Given data
<<<<
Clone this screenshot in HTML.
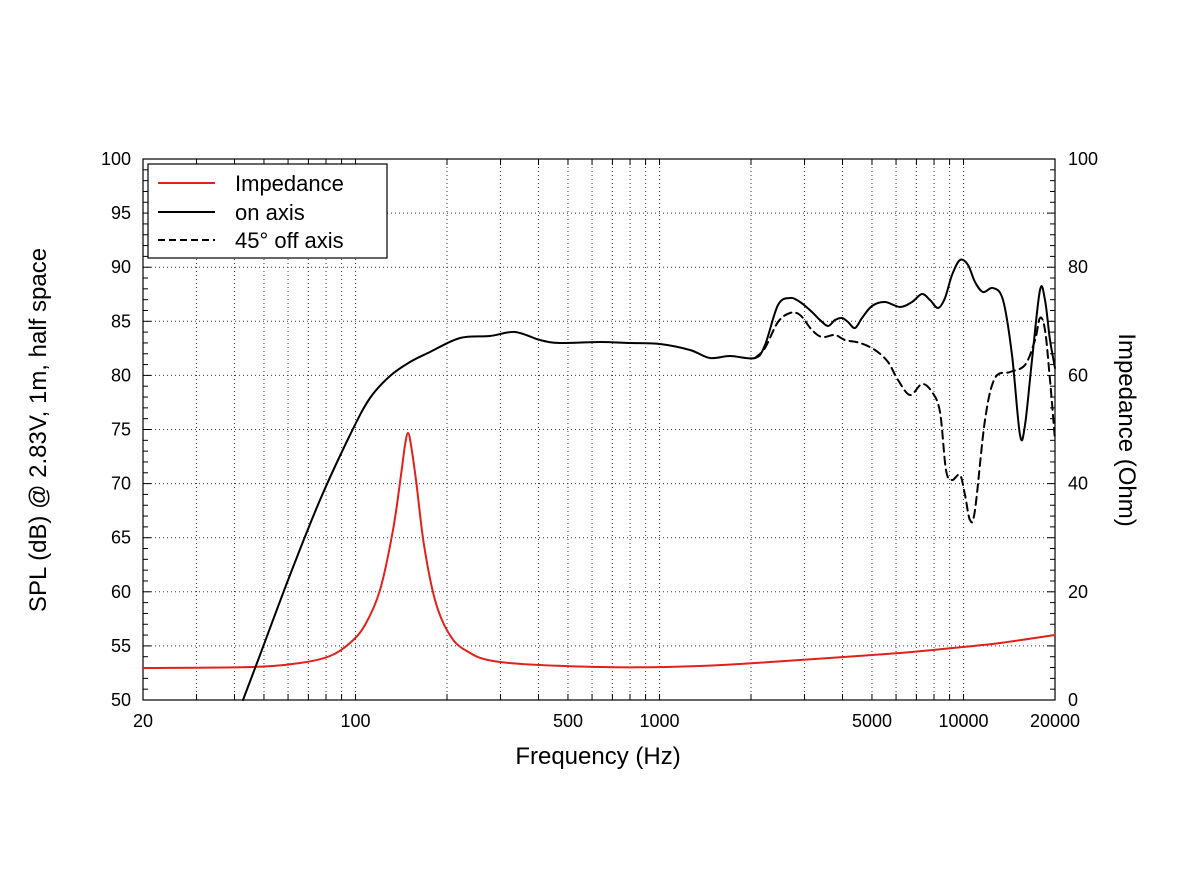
<!DOCTYPE html>
<html><head><meta charset="utf-8"><style>
body{margin:0;background:#fff}
svg text{font-family:"Liberation Sans",Arial,sans-serif;fill:#000}
</style></head><body>
<svg id="s" width="1184" height="888" xmlns="http://www.w3.org/2000/svg">
<g id="grid"></g>
<rect x="143" y="159" width="912" height="541" fill="none" stroke="#000" stroke-width="1.2"/>
<g id="tk"></g>
<g fill="none" stroke-linejoin="round" stroke-linecap="round">
<path id="red" stroke="#e0201b" stroke-width="2"/>
<path id="dash" stroke="#000" stroke-width="2" stroke-dasharray="8,5"/>
<path id="on" stroke="#000" stroke-width="2"/>
</g>
<rect x="148" y="164" width="239" height="94" fill="#fff" stroke="#000" stroke-width="1.2"/>
<line x1="158" y1="183" x2="215" y2="183" stroke="#e0201b" stroke-width="2"/>
<line x1="158" y1="212" x2="215" y2="212" stroke="#000" stroke-width="2"/>
<line x1="158" y1="240" x2="215" y2="240" stroke="#000" stroke-width="2" stroke-dasharray="7,4"/>
<text x="235" y="191" font-size="22">Impedance</text>
<text x="235" y="220" font-size="22">on axis</text>
<text x="235" y="248" font-size="22">45° off axis</text>
<text x="598" y="764" font-size="24" text-anchor="middle">Frequency (Hz)</text>
<text transform="translate(46,430) rotate(-90)" font-size="24" text-anchor="middle">SPL (dB) @ 2.83V, 1m, half space</text>
<text transform="translate(1119,430) rotate(90)" font-size="24" text-anchor="middle">Impedance (Ohm)</text>
<g id="lab" font-size="18"></g>
</svg>
<script>
var NS="http://www.w3.org/2000/svg";
function el(p,t,a,txt){var e=document.createElementNS(NS,t);for(var k in a)e.setAttribute(k,a[k]);if(txt!=null)e.textContent=txt;document.getElementById(p).appendChild(e);}
function X(f){return 143+912*Math.log10(f/20)/3;}
var L=143,R=1055,T=159,B=700;
for(var d=1;d<=10000;d*=10)for(var m=1;m<10;m++){var f=d*m;if(f<=20||f>=20000)continue;var x=X(f);el("grid","line",{x1:x,x2:x,y1:T,y2:B,stroke:"#333","stroke-width":1,"stroke-dasharray":"1,3"});}
for(var v=55;v<100;v+=5){var y=700-(v-50)*541/50;el("grid","line",{x1:L,x2:R,y1:y,y2:y,stroke:"#333","stroke-width":1,"stroke-dasharray":"1,3"});}
for(var v=50;v<=100;v++){var y=700-(v-50)*541/50;var l=v%5==0?8:5;el("tk","line",{x1:L,x2:L+l,y1:y,y2:y,stroke:"#000"});}
for(var v=0;v<=100;v+=2){var y=700-v*5.41;var l=v%10==0?8:5;el("tk","line",{x1:R,x2:R-l,y1:y,y2:y,stroke:"#000"});}
for(var d=10;d<=10000;d*=10)for(var m=1;m<10;m++){var f=d*m;if(f<20||f>20000)continue;var x=X(f);el("tk","line",{x1:x,x2:x,y1:B,y2:B-6,stroke:"#000"});el("tk","line",{x1:x,x2:x,y1:T,y2:T+6,stroke:"#000"});}
for(var v=50;v<=100;v+=5){var y=700-(v-50)*541/50;el("lab","text",{x:131,y:y+6,"text-anchor":"end"},v);}
for(var v=0;v<=100;v+=20){var y=700-v*5.41;el("lab","text",{x:1068,y:y+6},v);}
[[20,"20"],[100,"100"],[500,"500"],[1000,"1000"],[5000,"5000"],[10000,"10000"],[20000,"20000"]].forEach(function(a){el("lab","text",{x:X(a[0]),y:727,"text-anchor":"middle"},a[1]);});
function cr(p){var s="M"+p[0][0]+","+p[0][1];for(var i=0;i<p.length-1;i++){var a=p[Math.max(i-1,0)],b=p[i],c=p[i+1],d=p[Math.min(i+2,p.length-1)];s+=" C"+(b[0]+(c[0]-a[0])/6).toFixed(1)+","+(b[1]+(c[1]-a[1])/6).toFixed(1)+" "+(c[0]-(d[0]-b[0])/6).toFixed(1)+","+(c[1]-(d[1]-b[1])/6).toFixed(1)+" "+c[0]+","+c[1];}return s;}
var base=[[243,700],[260,655],[290,575],[320,500],[350,435],[370,398],[390,376],[410,362],[430,352],[460,338],[490,336],[515,332],[540,340],[560,343],[600,342],[630,343],[660,344],[690,350],[710,358],[730,356],[755,358]];
var on=base.concat([[765,345],[778,305],[790,298],[800,302],[812,312],[820,320],[828,326],[835,320],[842,318],[848,322],[855,328],[862,318],[872,306],[885,302],[900,307],[912,302],[922,294],[930,300],[938,308],[945,298],[952,275],[960,260],[968,265],[975,282],[983,292],[993,288],[1003,300],[1012,355],[1020,435],[1025,425],[1032,360],[1040,290],[1045,300],[1050,340],[1055,368]]);
var dash=[[755,358],[765,348],[778,322],[790,313],[800,315],[812,330],[822,337],[835,335],[845,340],[860,343],[875,350],[888,362],[898,380],[910,395],[922,384],[932,392],[940,412],[946,470],[952,480],[960,475],[965,495],[970,520],[975,510],[985,420],[995,378],[1010,372],[1025,365],[1035,340],[1040,318],[1045,330],[1050,380],[1055,440]];
var red=[[143,668],[250,667],[300,663],[330,656],[350,643],[365,625],[380,590],[393,530],[401,475],[405,445],[408,433],[411,445],[416,480],[424,545],[435,600],[448,632],[465,650],[500,662],[600,667],[700,666],[800,660],[900,653],[963,647],[1000,643],[1055,635]];
document.getElementById("on").setAttribute("d",cr(on));
document.getElementById("dash").setAttribute("d",cr(dash));
document.getElementById("red").setAttribute("d",cr(red));
</script>
</body></html>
>>>>
Quote each line of the listing exactly, but leave the pictures out.

In response
Clone this screenshot in HTML.
<!DOCTYPE html>
<html><head><meta charset="utf-8"><style>
body{margin:0;background:#fff}
svg text{font-family:"Liberation Sans",Arial,sans-serif;fill:#000}
</style></head><body>
<svg id="s" width="1184" height="888" xmlns="http://www.w3.org/2000/svg">
<g id="grid"></g>
<rect x="143" y="159" width="912" height="541" fill="none" stroke="#000" stroke-width="1.2"/>
<g id="tk"></g>
<g fill="none" stroke-linejoin="round" stroke-linecap="round">
<path id="red" stroke="#e0201b" stroke-width="2"/>
<path id="dash" stroke="#000" stroke-width="2" stroke-dasharray="8,5"/>
<path id="on" stroke="#000" stroke-width="2"/>
</g>
<rect x="148" y="164" width="239" height="94" fill="#fff" stroke="#000" stroke-width="1.2"/>
<line x1="158" y1="183" x2="215" y2="183" stroke="#e0201b" stroke-width="2"/>
<line x1="158" y1="212" x2="215" y2="212" stroke="#000" stroke-width="2"/>
<line x1="158" y1="240" x2="215" y2="240" stroke="#000" stroke-width="2" stroke-dasharray="7,4"/>
<text x="235" y="191" font-size="22">Impedance</text>
<text x="235" y="220" font-size="22">on axis</text>
<text x="235" y="248" font-size="22">45° off axis</text>
<text x="598" y="764" font-size="24" text-anchor="middle">Frequency (Hz)</text>
<text transform="translate(46,430) rotate(-90)" font-size="24" text-anchor="middle">SPL (dB) @ 2.83V, 1m, half space</text>
<text transform="translate(1119,430) rotate(90)" font-size="24" text-anchor="middle">Impedance (Ohm)</text>
<g id="lab" font-size="18"></g>
</svg>
<script>
var NS="http://www.w3.org/2000/svg";
function el(p,t,a,txt){var e=document.createElementNS(NS,t);for(var k in a)e.setAttribute(k,a[k]);if(txt!=null)e.textContent=txt;document.getElementById(p).appendChild(e);}
function X(f){return 143+912*Math.log10(f/20)/3;}
var L=143,R=1055,T=159,B=700;
for(var d=1;d<=10000;d*=10)for(var m=1;m<10;m++){var f=d*m;if(f<=20||f>=20000)continue;var x=X(f);el("grid","line",{x1:x,x2:x,y1:T,y2:B,stroke:"#333","stroke-width":1,"stroke-dasharray":"1,3"});}
for(var v=55;v<100;v+=5){var y=700-(v-50)*541/50;el("grid","line",{x1:L,x2:R,y1:y,y2:y,stroke:"#333","stroke-width":1,"stroke-dasharray":"1,3"});}
for(var v=50;v<=100;v++){var y=700-(v-50)*541/50;var l=v%5==0?8:5;el("tk","line",{x1:L,x2:L+l,y1:y,y2:y,stroke:"#000"});}
for(var v=0;v<=100;v+=2){var y=700-v*5.41;var l=v%10==0?8:5;el("tk","line",{x1:R,x2:R-l,y1:y,y2:y,stroke:"#000"});}
for(var d=10;d<=10000;d*=10)for(var m=1;m<10;m++){var f=d*m;if(f<20||f>20000)continue;var x=X(f);el("tk","line",{x1:x,x2:x,y1:B,y2:B-6,stroke:"#000"});el("tk","line",{x1:x,x2:x,y1:T,y2:T+6,stroke:"#000"});}
for(var v=50;v<=100;v+=5){var y=700-(v-50)*541/50;el("lab","text",{x:131,y:y+6,"text-anchor":"end"},v);}
for(var v=0;v<=100;v+=20){var y=700-v*5.41;el("lab","text",{x:1068,y:y+6},v);}
[[20,"20"],[100,"100"],[500,"500"],[1000,"1000"],[5000,"5000"],[10000,"10000"],[20000,"20000"]].forEach(function(a){el("lab","text",{x:X(a[0]),y:727,"text-anchor":"middle"},a[1]);});
function cr(p){var s="M"+p[0][0]+","+p[0][1];for(var i=0;i<p.length-1;i++){var a=p[Math.max(i-1,0)],b=p[i],c=p[i+1],d=p[Math.min(i+2,p.length-1)];s+=" C"+(b[0]+(c[0]-a[0])/6).toFixed(1)+","+(b[1]+(c[1]-a[1])/6).toFixed(1)+" "+(c[0]-(d[0]-b[0])/6).toFixed(1)+","+(c[1]-(d[1]-b[1])/6).toFixed(1)+" "+c[0]+","+c[1];}return s;}
var base=[[243,700],[260,655],[290,575],[320,500],[350,435],[370,398],[390,376],[410,362],[430,352],[460,338],[490,336],[515,332],[540,340],[560,343],[600,342],[630,343],[660,344],[690,350],[710,358],[730,356],[755,358]];
var on=base.concat([[765,345],[778,305],[790,298],[800,302],[812,312],[820,320],[828,326],[835,320],[842,318],[848,322],[855,328],[862,318],[872,306],[885,302],[900,307],[912,302],[922,294],[930,300],[938,308],[945,298],[952,275],[960,260],[968,265],[975,282],[983,292],[993,288],[1003,300],[1012,355],[1020,435],[1025,425],[1032,360],[1040,290],[1045,300],[1050,340],[1055,368]]);
var dash=[[755,358],[765,348],[778,322],[790,313],[800,315],[812,330],[822,337],[835,335],[845,340],[860,343],[875,350],[888,362],[898,380],[910,395],[922,384],[932,392],[940,412],[946,470],[952,480],[960,475],[965,495],[970,520],[975,510],[985,420],[995,378],[1010,372],[1025,365],[1035,340],[1040,318],[1045,330],[1050,380],[1055,440]];
var red=[[143,668],[250,667],[300,663],[330,656],[350,643],[365,625],[380,590],[393,530],[401,475],[405,445],[408,433],[411,445],[416,480],[424,545],[435,600],[448,632],[465,650],[500,662],[600,667],[700,666],[800,660],[900,653],[963,647],[1000,643],[1055,635]];
document.getElementById("on").setAttribute("d",cr(on));
document.getElementById("dash").setAttribute("d",cr(dash));
document.getElementById("red").setAttribute("d",cr(red));
</script>
</body></html>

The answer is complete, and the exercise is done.